Herrlich! Zum zweiten Mal wird Friedrich Wilhelm hier so schön schadenfroh verhöhnt! Nicht nur steht das Hinterteil des Tieres im Vordergrund des Bildes. Es wirkt außerdem aus dieser Perspektive so, als ob Friedrich Wilhelm auf einem Esel sitzen würde! Hm, Postkartenmotive, ick hör dir trapsen!

von Susanne

Abgesehen von dem Straßenschild, das oben in die Ecke gedrängt wurde, ist das eine sehr konsequente Architekturaufnahme, die vor allem eines deutlich macht: Wie wenig Platz wir in unseren Städten haben.

von Thomas

von Ines

Das ist hier ja so ein WYSIWYG-Bild.

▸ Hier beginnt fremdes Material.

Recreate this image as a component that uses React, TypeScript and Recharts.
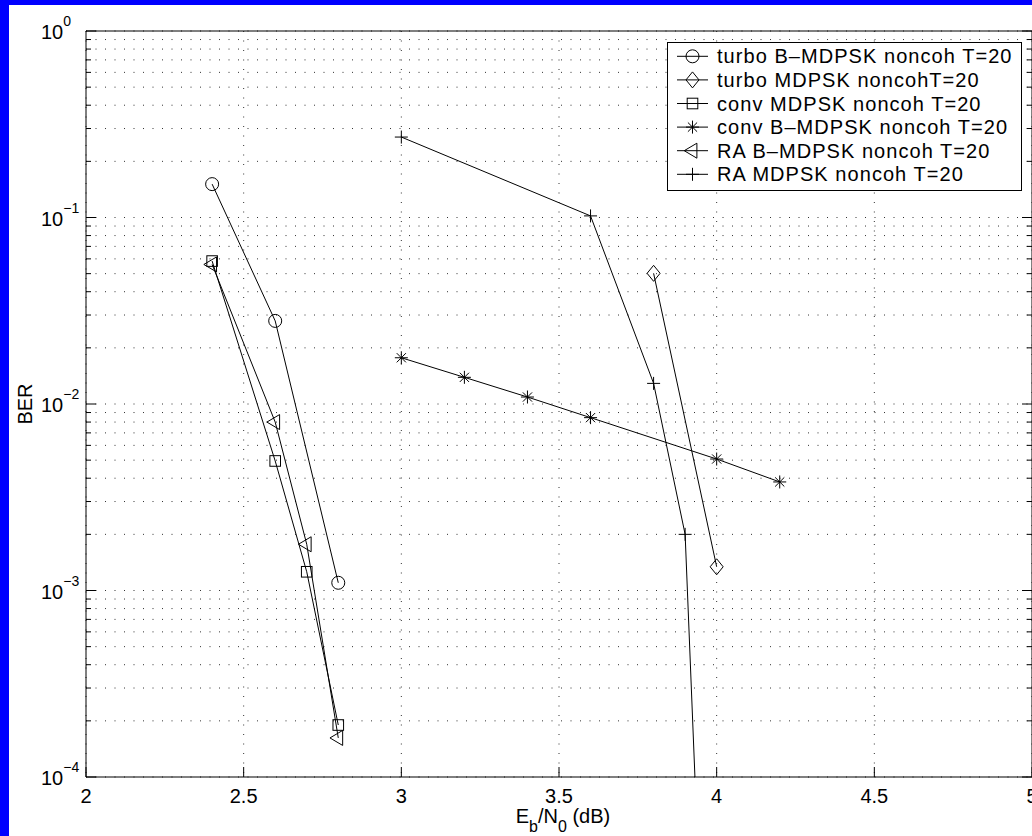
import React from 'react';
import { LineChart, Line, XAxis, YAxis, CartesianGrid, Legend } from 'recharts';

// BER curves vs Eb/N0 for noncoherent MDPSK / B-MDPSK schemes, T=20
const turboBX = [2.4, 2.6, 2.8];
const turboBBer = [0.151, 0.0279, 0.0011];

const turboX = [3.8, 4.0];
const turboBer = [0.0502, 0.00134];

const convX = [2.4, 2.6, 2.7, 2.8];
const convBer = [0.0584, 0.00495, 0.00126, 0.00019];

const convBX = [3.0, 3.2, 3.4, 3.6, 4.0, 4.2];
const convBBer = [0.0177, 0.0139, 0.0109, 0.00845, 0.00507, 0.00382];

const raBX = [2.4, 2.6, 2.7, 2.8];
const raBBer = [0.056, 0.008, 0.00177, 0.000162];

const raX = [3.0, 3.6, 3.8, 3.9, 4.0];
const raBer = [0.27, 0.102, 0.0129, 0.002, 1.3e-7];

const xTicks = [2, 2.5, 3, 3.5, 4, 4.5, 5];
const decades = [-4, -3, -2, -1];
const yTicks = [...decades.flatMap(d => [1, 2, 3, 4, 5, 6, 7, 8, 9].map(m => m * Math.pow(10, d))), 1];

const FONT = '"Liberation Sans", Arial, Helvetica, sans-serif';

const toPoints = (xs: number[], ys: number[]) => xs.map((x, i) => ({ x, y: ys[i] }));

type MarkerKind = 'circle' | 'diamond' | 'square' | 'star' | 'triangle' | 'plus';

const series: { name: string; marker: MarkerKind; data: { x: number; y: number }[] }[] = [
  { name: 'turbo B\u2013MDPSK noncoh T=20', marker: 'circle', data: toPoints(turboBX, turboBBer) },
  { name: 'turbo MDPSK noncohT=20', marker: 'diamond', data: toPoints(turboX, turboBer) },
  { name: 'conv MDPSK noncoh T=20', marker: 'square', data: toPoints(convX, convBer) },
  { name: 'conv B\u2013MDPSK noncoh T=20', marker: 'star', data: toPoints(convBX, convBBer) },
  { name: 'RA B\u2013MDPSK noncoh T=20', marker: 'triangle', data: toPoints(raBX, raBBer) },
  { name: 'RA MDPSK noncoh T=20', marker: 'plus', data: toPoints(raX, raBer) },
];

function Marker({ kind, cx, cy }: { kind: MarkerKind; cx: number; cy: number }) {
  const s = { fill: 'none', stroke: '#000', strokeWidth: 1 };
  switch (kind) {
    case 'circle':
      return <circle cx={cx} cy={cy} r={6.5} {...s} />;
    case 'diamond':
      return <polygon points={`${cx},${cy - 8} ${cx + 6.5},${cy} ${cx},${cy + 8} ${cx - 6.5},${cy}`} {...s} />;
    case 'square':
      return <rect x={cx - 5.3} y={cy - 5.3} width={10.6} height={10.6} {...s} />;
    case 'star':
      return (
        <path
          d={`M${cx - 6.5},${cy}H${cx + 6.5}M${cx},${cy - 6.5}V${cy + 6.5}M${cx - 4.6},${cy - 4.6}L${cx + 4.6},${cy + 4.6}M${cx - 4.6},${cy + 4.6}L${cx + 4.6},${cy - 4.6}`}
          {...s}
        />
      );
    case 'triangle':
      return <polygon points={`${cx - 8.3},${cy} ${cx + 4.4},${cy - 7.5} ${cx + 4.4},${cy + 7.5}`} {...s} />;
    case 'plus':
      return <path d={`M${cx - 6.5},${cy}H${cx + 6.5}M${cx},${cy - 6.5}V${cy + 6.5}`} {...s} />;
  }
  return null;
}

const isDecade = (v: number) => Math.abs(Math.log10(v) - Math.round(Math.log10(v))) < 1e-9;

const LeftTick = (p: any) => {
  const v = p.payload.value;
  const major = isDecade(v);
  const exp = Math.round(Math.log10(v));
  return (
    <g>
      <line x1={p.x} x2={p.x + (major ? 10 : 5)} y1={p.y} y2={p.y} stroke="#000" />
      {major && (
        <text x={p.x - 45} y={p.y + 8} fontFamily={FONT} fontSize={20} fill="#000">
          10
          <tspan dy={-13} fontSize={14}>
            {exp < 0 ? `\u2212${-exp}` : `${exp}`}
          </tspan>
        </text>
      )}
    </g>
  );
};

const RightTick = (p: any) => {
  const major = isDecade(p.payload.value);
  return <line x1={p.x} x2={p.x - (major ? 10 : 5)} y1={p.y} y2={p.y} stroke="#000" />;
};

const BottomTick = (p: any) => (
  <g>
    <line x1={p.x} x2={p.x} y1={p.y} y2={p.y - 10} stroke="#000" />
    <text x={p.x} y={p.y + 26} textAnchor="middle" fontFamily={FONT} fontSize={20} fill="#000">
      {String(p.payload.value)}
    </text>
  </g>
);

const TopTick = (p: any) => <line x1={p.x} x2={p.x} y1={p.y} y2={p.y + 10} stroke="#000" />;

const BerTitle = () => (
  <text
    x={22.5}
    y={399}
    transform="rotate(-90, 22.5, 399)"
    textAnchor="middle"
    fontFamily={FONT}
    fontSize={20}
    fill="#000"
  >
    BER
  </text>
);

const EbN0Title = () => (
  <text x={554} y={818} textAnchor="middle" fontFamily={FONT} fontSize={20} fill="#000">
    E<tspan dy={9} fontSize={16}>b</tspan>
    <tspan dy={-9}>/N</tspan>
    <tspan dy={9} fontSize={16}>0</tspan>
    <tspan dy={-9}> (dB)</tspan>
  </text>
);

const LegendBox = () => (
  <svg width={355} height={149} style={{ display: 'block' }}>
    <rect x={0.5} y={0.5} width={354} height={148} fill="#fff" stroke="#000" strokeWidth={1} />
    {series.map((s, i) => {
      const cy = 14.3 + i * 23.6;
      return (
        <g key={s.name}>
          <line x1={10} x2={41} y1={cy} y2={cy} stroke="#000" />
          <Marker kind={s.marker} cx={25.5} cy={cy} />
          <text x={50} y={cy + 7} fontFamily={FONT} fontSize={20} letterSpacing={1.05} fill="#000">
            {s.name}
          </text>
        </g>
      );
    })}
  </svg>
);

export default function App() {
  return (
    <div
      style={{
        position: 'fixed',
        left: 0,
        top: 0,
        width: 1032,
        height: 836,
        overflow: 'hidden',
        background: '#0000ff',
      }}
    >
      <div style={{ position: 'absolute', left: 9, top: 5, width: 1023, height: 831, background: '#fff' }}>
        <LineChart width={1030} height={831} margin={{ top: 0, right: 0, bottom: 0, left: 0 }}>
          <CartesianGrid stroke="#333" strokeDasharray="1 8.5" />
          <XAxis
            dataKey="x"
            type="number"
            domain={[2, 5]}
            ticks={xTicks}
            interval={0}
            allowDataOverflow
            height={59}
            tickSize={0}
            tickMargin={0}
            tickLine={false}
            axisLine={{ stroke: '#000' }}
            tick={BottomTick}
            label={<EbN0Title />}
          />
          <XAxis
            xAxisId="top"
            orientation="top"
            type="number"
            domain={[2, 5]}
            ticks={xTicks}
            interval={0}
            allowDataOverflow
            height={26}
            tickSize={0}
            tickMargin={0}
            tickLine={false}
            axisLine={{ stroke: '#000' }}
            tick={TopTick}
          />
          <YAxis
            type="number"
            scale="log"
            domain={[1e-4, 1]}
            ticks={yTicks}
            interval={0}
            allowDataOverflow
            width={77}
            tickSize={0}
            tickMargin={0}
            tickLine={false}
            axisLine={{ stroke: '#000' }}
            tick={LeftTick}
            label={<BerTitle />}
          />
          <YAxis
            yAxisId="right"
            orientation="right"
            type="number"
            scale="log"
            domain={[1e-4, 1]}
            ticks={yTicks}
            interval={0}
            allowDataOverflow
            width={7}
            tickSize={0}
            tickMargin={0}
            tickLine={false}
            axisLine={{ stroke: '#000' }}
            tick={RightTick}
          />
          <Legend
            layout="vertical"
            align="center"
            verticalAlign="middle"
            content={() => <LegendBox />}
            wrapperStyle={{ left: 658, top: 37, width: 355, height: 149 }}
          />
          {series.map(s => (
            <Line
              key={s.name}
              name={s.name}
              data={s.data}
              dataKey="y"
              stroke="#000"
              strokeWidth={1}
              isAnimationActive={false}
              activeDot={false}
              dot={(p: any) => (
                <g key={`${s.marker}-${p.index}`}>
                  <Marker kind={s.marker} cx={p.cx} cy={p.cy} />
                </g>
              )}
            />
          ))}
        </LineChart>
      </div>
    </div>
  );
}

Beule. Keine Hintergedanken - einfach nur: BEULE. Aber es gibt etwas an diesem Bild, das mich sofort gefessselt hat, und jetzt wollen wir mal sehen, ob ihr schon müde genug seid, um meinen Gedanken folgen zu können.
Normalerweise zeigt ja ein Bild etwas, das ist. Oder zumindest tut es so. Dieses Bild hier, und das ist das Fesselnde, zeigt etwas, das NICHT ist. Vorher waren da zwei Streben eines unversehrten Metall-Rolladens. Jetzt ist da eine Beule. Aber eine Beule ist ja eigentlich NICHTS, die Abwesenheit von etwas. Und dieser Gedanke, gepaart mit dieser schonungslosen WYSIWYG-Anmutung, der fesselt mich. Wir werden ganz direkt und ohne Umwege auf ... NICHTS aufmerksam gemacht!

von Nicol

Verspielt, poetisch, verträumt, aber durchaus auch sehr schön komponiert aus einer Mischung künstlicher und organischer Formen. Die Unschärfe der Schrift ist genau auf den Punkt!!!

von Alex

Das Setting dieses Bildes ist altbekannt. Blick zu Boden, geöffnete Tür, unsere Blicke überschreiten die Schwelle zusammen mit dem Licht. Tausendmal gesehen. Aber hier machen eine ganze Reihe von Abweichungen von der Norm ein neues Bild aus. Die Tür ist keine Tür sondern ein Gitter. Außerdem wird das Licht nicht durch das Gitter oder die Tür hereingelassen , sondern durch eine Gebäudeöffnung, die aber nicht im Bild ist. Der Dreck auf dem Boden kommt etwas unerwartet, die Fußmatte ist NICHT sexy, die Bodenfliesen ... - sind sie jetzt etwas Besonderes oder sind sie es nicht? Ist das 70ger-Jahre-Flair einer teuren Boutique im Zentrum von Mailand oder doch eher der Eingang zu einem Haushaltswarenladen in einer unbedeutenden deutschen Vorstadt - der vor 5 Jahren geschlossen hat? Alles Fragen und Ungewissheiten, die auf diesen Archetypus hernieder prasseln!